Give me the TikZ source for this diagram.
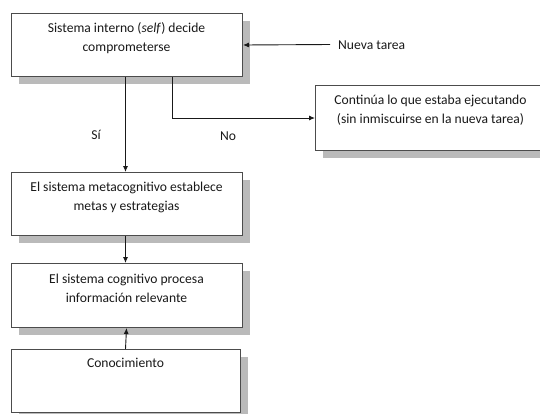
\documentclass[tikz,border=0pt]{standalone}
\usepackage{fontspec}
\setmainfont{Carlito}
\usetikzlibrary{arrows.meta,shadows}
\begin{document}
\begin{tikzpicture}[x=1pt,y=-1pt,
  flowbox/.style={draw=black!70, line width=1pt, fill=white, rectangle, anchor=north west, inner sep=0pt,
    drop shadow={shadow xshift=7pt, shadow yshift=-7pt, fill=black!27, opacity=1}},
  boxtext/.style={align=center, font=\fontsize{13.6}{19}\selectfont, text=black!90, inner sep=0pt, anchor=north},
  plain/.style={font=\fontsize{13.6}{15}\selectfont, text=black!90, inner sep=0pt},
  link/.style={draw=black!90, line width=0.9pt},
  arrowlink/.style={link, -{Latex[length=6pt,width=5pt]}}]
  \useasboundingbox (0,0) rectangle (540,413);
  \begin{scope}
  \clip (0,0) rectangle (540,413);
  % boxes
  \node[flowbox, minimum width=231pt, minimum height=63pt] (self) at (11,13) {};
  \node[flowbox, minimum width=230pt, minimum height=65pt] (cont) at (315,85) {};
  \node[flowbox, minimum width=231pt, minimum height=63pt] (meta) at (11,172) {};
  \node[flowbox, minimum width=231pt, minimum height=64pt] (cog) at (11,263) {};
  \node[flowbox, minimum width=229pt, minimum height=63pt] (know) at (11,349) {};
  \end{scope}
  % box texts
  \node[boxtext] (selft) at (126.5,22.5) {Sistema interno (\textit{self}) decide\\comprometerse};
  \node[boxtext] (contt) at (430.5,94.5) {Continúa lo que estaba ejecutando\\(sin inmiscuirse en la nueva tarea)};
  \node[boxtext] (metat) at (126.5,181.5) {El sistema metacognitivo establece\\metas y estrategias};
  \node[boxtext] (cogt) at (126.5,273.5) {El sistema cognitivo procesa\\información relevante};
  \node[boxtext] (knowt) at (125.5,358) {Conocimiento};
  % incoming task
  \coordinate (nt) at (330,44.5);
  \node[plain, anchor=west] (ntl) at (338,45) {Nueva tarea};
  \draw[arrowlink] (nt) -- (self.east);
  % decision branches
  \draw[arrowlink] ([xshift=-1.5pt]self.south) -- ([xshift=-1.5pt]meta.north);
  \draw[arrowlink] ([xshift=45.5pt]self.south) |- (cont.west);
  \node[plain] (si) at (96,135) {Sí};
  \node[plain] (no) at (228,136) {No};
  % downward flow
  \draw[arrowlink] ([xshift=-1.5pt]meta.south) -- ([xshift=-1.5pt]cog.north);
  \draw[arrowlink] ([xshift=-0.5pt]know.north) -- ([xshift=-0.5pt]cog.south);
\end{tikzpicture}
\end{document}
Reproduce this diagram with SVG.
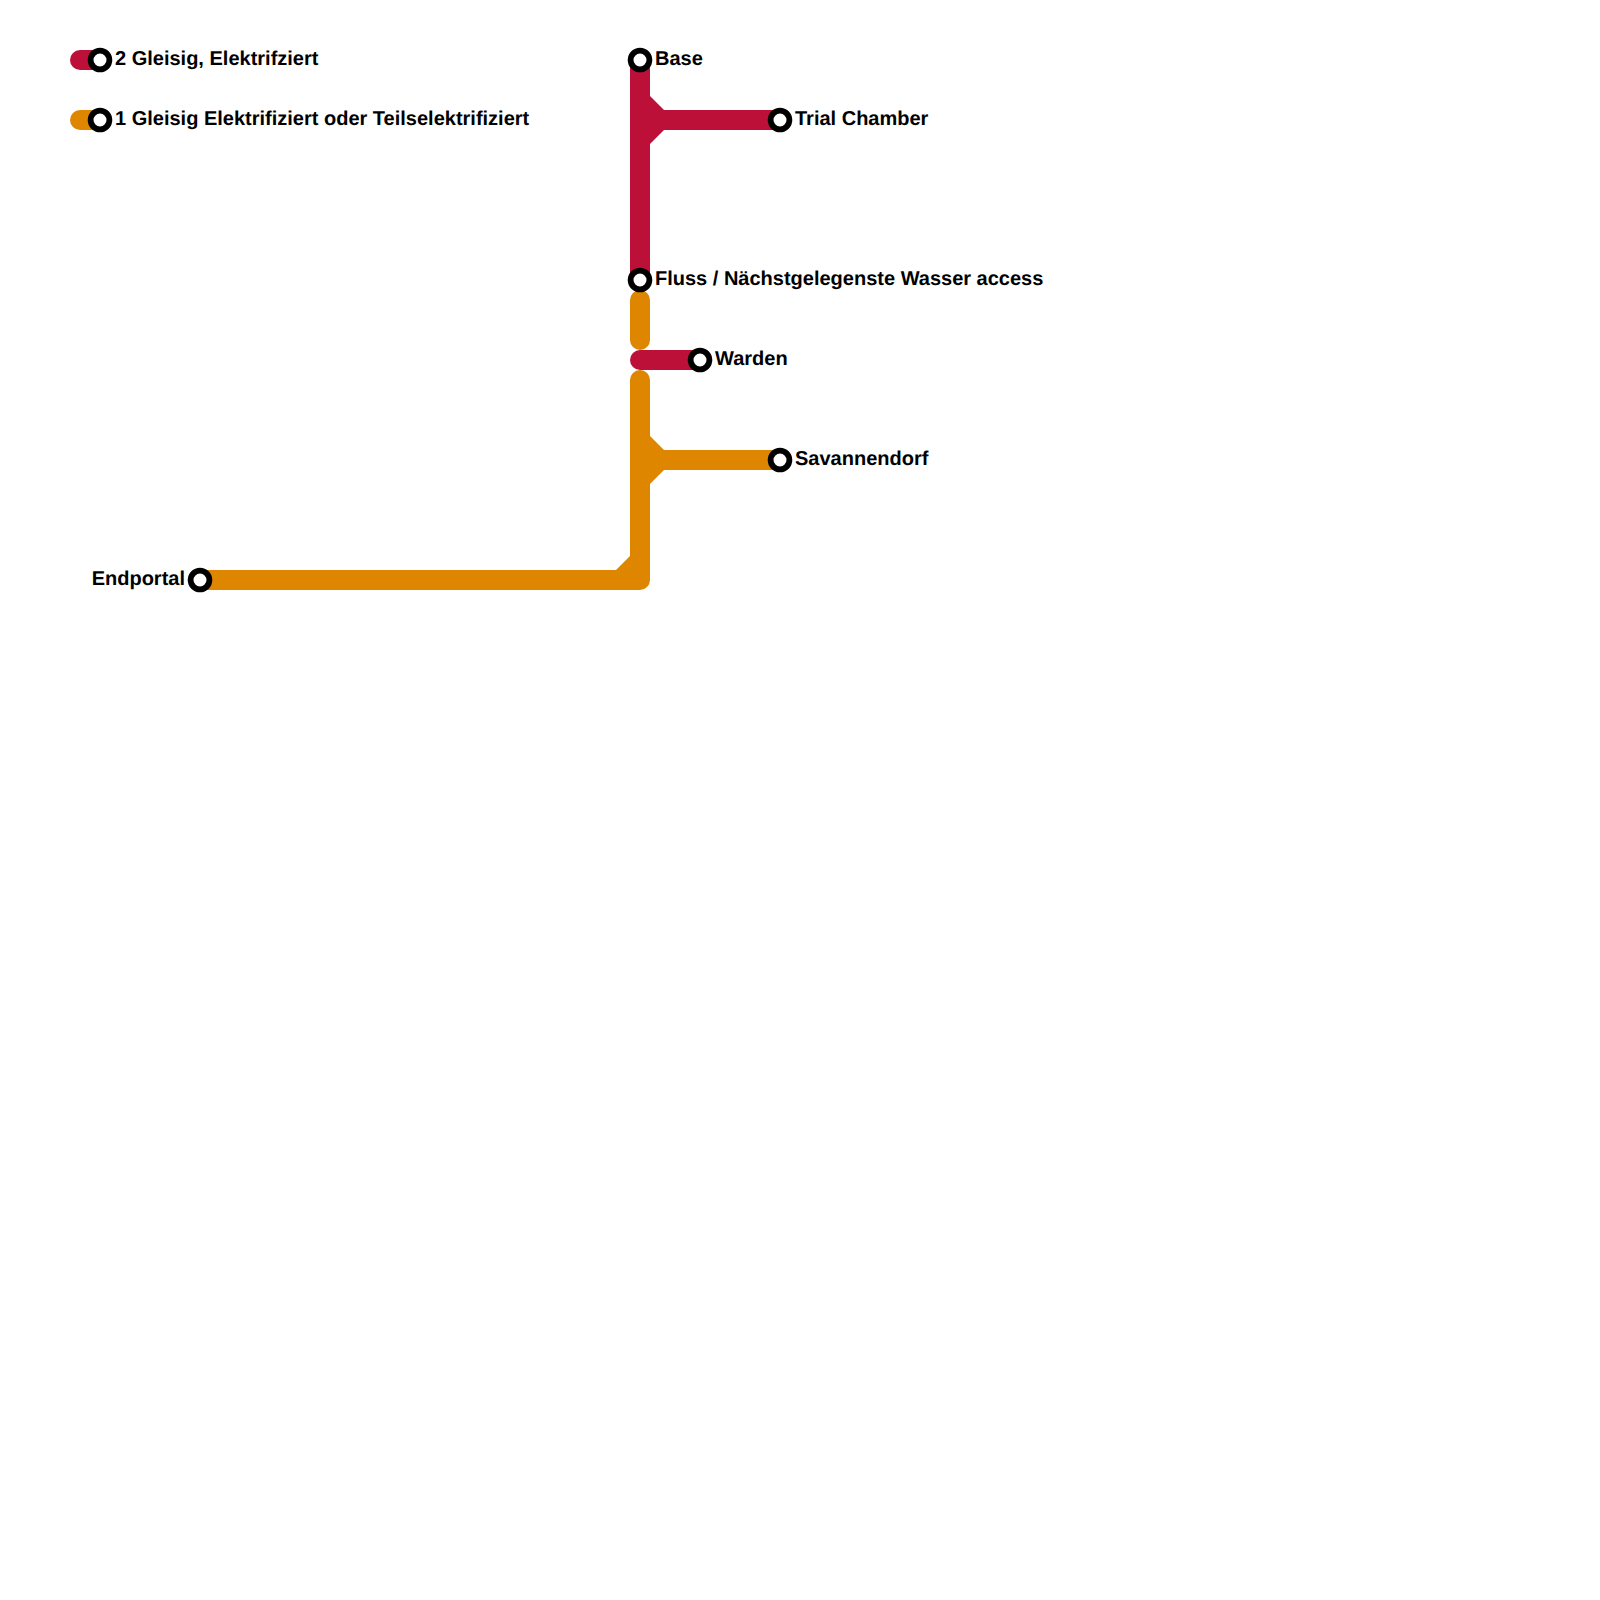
<svg xmlns="http://www.w3.org/2000/svg" width="1600" height="1600" viewBox="0 0 1600 1600">
<style>
.l{fill:none;stroke-width:20;stroke-linecap:round;stroke-linejoin:round}
.b{fill:none;stroke-width:20;stroke-linecap:butt}
.r{stroke:#bd1038}.o{stroke:#df8600}
.fr{fill:#bd1038}.fo{fill:#df8600}
.s{fill:#fff;stroke:#000;stroke-width:5.8}
text{font-family:"Liberation Sans",Arial,sans-serif;font-weight:700;font-size:20px;fill:#000;text-rendering:geometricPrecision}
</style>
<rect width="1600" height="1600" fill="#fff"/>
<g id="connectors">
<path class="l r" d="M80 60H100"/>
<path class="l o" d="M80 120H100"/>
<path class="b r" d="M640 60V280"/>
<path class="b r" d="M640 120H780"/>
<polygon class="fr" points="650,96 664,110 664,130 650,144 640,144 640,96"/>
<path class="l o" d="M640 300V340"/>
<path class="l r" d="M640 360H700"/>
<path class="l o" d="M200 580H640V380"/>
<path class="b o" d="M640 460H780"/>
<polygon class="fo" points="650,436 664,450 664,470 650,484 640,484 640,436"/>
<polygon class="fo" points="630,556 616,570 630,570"/>
</g>
<g id="legend-2"><circle class="s" cx="100" cy="60" r="9.4"/><text x="115" y="65">2 Gleisig, Elektrifziert</text></g>
<g id="legend-1"><circle class="s" cx="100" cy="120" r="9.4"/><text x="115" y="125">1 Gleisig Elektrifiziert oder Teilselektrifiziert</text></g>
<g id="base"><circle class="s" cx="640" cy="60" r="9.4"/><text x="655" y="65">Base</text></g>
<g id="trial"><circle class="s" cx="780" cy="120" r="9.4"/><text x="795" y="125">Trial Chamber</text></g>
<g id="fluss"><circle class="s" cx="640" cy="280" r="9.4"/><text x="655" y="285">Fluss / Nächstgelegenste Wasser access</text></g>
<g id="warden"><circle class="s" cx="700" cy="360" r="9.4"/><text x="715" y="365">Warden</text></g>
<g id="savannendorf"><circle class="s" cx="780" cy="460" r="9.4"/><text x="795" y="465">Savannendorf</text></g>
<g id="endportal"><circle class="s" cx="200" cy="580" r="9.4"/><text x="185" y="585" text-anchor="end">Endportal</text></g>
</svg>
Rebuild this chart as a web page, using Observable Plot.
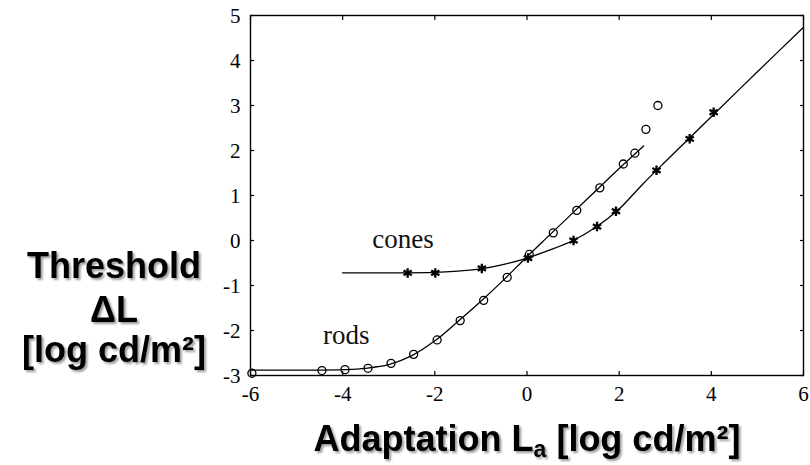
<!DOCTYPE html>
<html>
<head>
<meta charset="utf-8">
<script src="https://cdn.jsdelivr.net/npm/d3@7"></script>
<script src="https://cdn.jsdelivr.net/npm/@observablehq/plot@0.6"></script>
<style>
  html, body { margin: 0; padding: 0; background: #fff; }
</style>
</head>
<body>
<div id="chart"></div>
<script>
// Tick values
const xTicks = [-6, -4, -2, 0, 2, 4, 6];
const yTicks = [-3, -2, -1, 0, 1, 2, 3, 4, 5];

// Rod measurements (open circles)
const rodX = [-5.97, -4.45, -3.95, -3.45, -2.95, -2.46, -1.95, -1.45, -0.94, -0.43, 0.05, 0.57, 1.08, 1.58, 2.09, 2.34, 2.58, 2.84];
const rodY = [-2.95, -2.89, -2.87, -2.84, -2.73, -2.53, -2.21, -1.78, -1.33, -0.82, -0.31, 0.17, 0.67, 1.17, 1.70, 1.94, 2.47, 3.00];

// Cone measurements (asterisks)
const coneX = [-2.59, -1.99, -0.98, 0.02, 1.01, 1.52, 1.93, 2.81, 3.53, 4.05];
const coneY = [-0.72, -0.72, -0.62, -0.39, 0.00, 0.31, 0.65, 1.56, 2.26, 2.85];

// Fitted rod curve
const rodCurveX = [-6, -4.5, -4, -3.5, -3, -2.5, -2, -1.5, -1, -0.5, 0, 0.5, 1, 1.5, 2, 2.53];
const rodCurveY = [-2.88, -2.88, -2.87, -2.84, -2.76, -2.56, -2.23, -1.80, -1.35, -0.87, -0.36, 0.13, 0.62, 1.11, 1.60, 2.10];

// Fitted cone curve
const coneCurveX = [-4, -3, -2, -1.5, -1, -0.5, 0, 0.5, 1, 1.5, 2, 2.5, 3, 3.5, 4, 5, 6];
const coneCurveY = [-0.72, -0.72, -0.71, -0.68, -0.63, -0.53, -0.39, -0.21, 0.00, 0.30, 0.70, 1.24, 1.75, 2.25, 2.75, 3.75, 4.74];

// Annotations
const labelText = ["cones", "rods"];
const labelX = [-2.69, -3.92];
const labelY = [0.02, -2.11];

const zip = (xs, ys) => xs.map((x, i) => ({x, y: ys[i]}));
const rods = zip(rodX, rodY);
const cones = zip(coneX, coneY);
const rodCurve = zip(rodCurveX, rodCurveY);
const coneCurve = zip(coneCurveX, coneCurveY);
const labels = labelText.map((t, i) => ({t, x: labelX[i], y: labelY[i]}));

const serif = "'Liberation Serif', 'Times New Roman', Times, serif";
const noLabel = () => "";

const chart = Plot.plot({
  width: 810,
  height: 465,
  marginLeft: 250,
  marginRight: 7,
  marginTop: 15,
  marginBottom: 90,
  x: {domain: [-6, 6]},
  y: {domain: [-3, 5]},
  style: {background: "#fff", color: "#000"},
  marks: [
    // inward tick marks on all four sides
    Plot.axisX(xTicks, {anchor: "bottom", tickSize: -4, tickFormat: noLabel, label: null, strokeWidth: 1.2}),
    Plot.axisX(xTicks, {anchor: "top", tickSize: -4, tickFormat: noLabel, label: null, strokeWidth: 1.2}),
    Plot.axisY(yTicks, {anchor: "left", tickSize: -4, tickFormat: noLabel, label: null, strokeWidth: 1.2}),
    Plot.axisY(yTicks, {anchor: "right", tickSize: -4, tickFormat: noLabel, label: null, strokeWidth: 1.2}),
    // tick labels (serif)
    Plot.text(xTicks, {x: d => d, text: d => String(d), frameAnchor: "bottom", lineAnchor: "middle", dy: 19, fontSize: 21, fontFamily: serif, fill: "#000"}),
    Plot.text(yTicks, {y: d => d, text: d => String(d), frameAnchor: "left", textAnchor: "end", dx: -10, dy: 1, fontSize: 21, fontFamily: serif, fill: "#000"}),
    Plot.frame({stroke: "#000", strokeWidth: 1.4}),
    Plot.line(rodCurve, {x: "x", y: "y", curve: "catmull-rom", stroke: "#000", strokeWidth: 1.3}),
    Plot.line(coneCurve, {x: "x", y: "y", curve: "catmull-rom", stroke: "#000", strokeWidth: 1.3}),
    Plot.dot(rods, {x: "x", y: "y", r: 4, stroke: "#000", fill: "none", strokeWidth: 1.3}),
    Plot.dot(cones, {x: "x", y: "y", r: 4.5, symbol: "asterisk", stroke: "#000", strokeWidth: 2.3}),
    Plot.text(labels, {x: "x", y: "y", text: "t", fontSize: 27, fontFamily: serif, fill: "#111"})
  ]
});

document.getElementById("chart").appendChild(chart);

const svg = d3.select(chart);

// Drop-shadow filter for the bold titles
const defs = svg.append("defs");
const f = defs.append("filter").attr("id", "shadow")
  .attr("x", "-5%").attr("y", "-10%").attr("width", "115%").attr("height", "130%");
f.append("feDropShadow")
  .attr("dx", 2).attr("dy", 2).attr("stdDeviation", 0.8)
  .attr("flood-color", "#000").attr("flood-opacity", 0.4);

const sans = "'Liberation Sans', Arial, Helvetica, sans-serif";

// Left title
const leftLines = [["Threshold", 278], ["\u0394L", 322], ["[log cd/m\u00B2]", 362]];
const gl = svg.append("g").attr("filter", "url(#shadow)");
leftLines.forEach(([txt, base]) => {
  gl.append("text")
    .attr("x", 114).attr("y", base)
    .attr("text-anchor", "middle")
    .attr("font-family", sans).attr("font-weight", "bold")
    .attr("font-size", 36)
    .attr("fill", "#000")
    .text(txt);
});

// Bottom title
const tb = svg.append("g").attr("filter", "url(#shadow)")
  .append("text")
  .attr("x", 527).attr("y", 451)
  .attr("text-anchor", "middle")
  .attr("font-family", sans).attr("font-weight", "bold")
  .attr("font-size", 36)
  .attr("fill", "#000");
tb.append("tspan").text("Adaptation L");
tb.append("tspan").attr("dy", 6).attr("font-size", 23).text("a");
tb.append("tspan").attr("dy", -6).text(" [log cd/m\u00B2]");
</script>
</body>
</html>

| Set problem |
Write out again exactly the lines above from the one with "Rebuild this chart" through the one with "1, 2, 3, 4, 5];", adding no other lines and no pictures.

| Output below |
Rebuild this chart as a web page, using Observable Plot.
<!DOCTYPE html>
<html>
<head>
<meta charset="utf-8">
<script src="https://cdn.jsdelivr.net/npm/d3@7"></script>
<script src="https://cdn.jsdelivr.net/npm/@observablehq/plot@0.6"></script>
<style>
  html, body { margin: 0; padding: 0; background: #fff; }
</style>
</head>
<body>
<div id="chart"></div>
<script>
// Tick values
const xTicks = [-6, -4, -2, 0, 2, 4, 6];
const yTicks = [-3, -2, -1, 0, 1, 2, 3, 4, 5];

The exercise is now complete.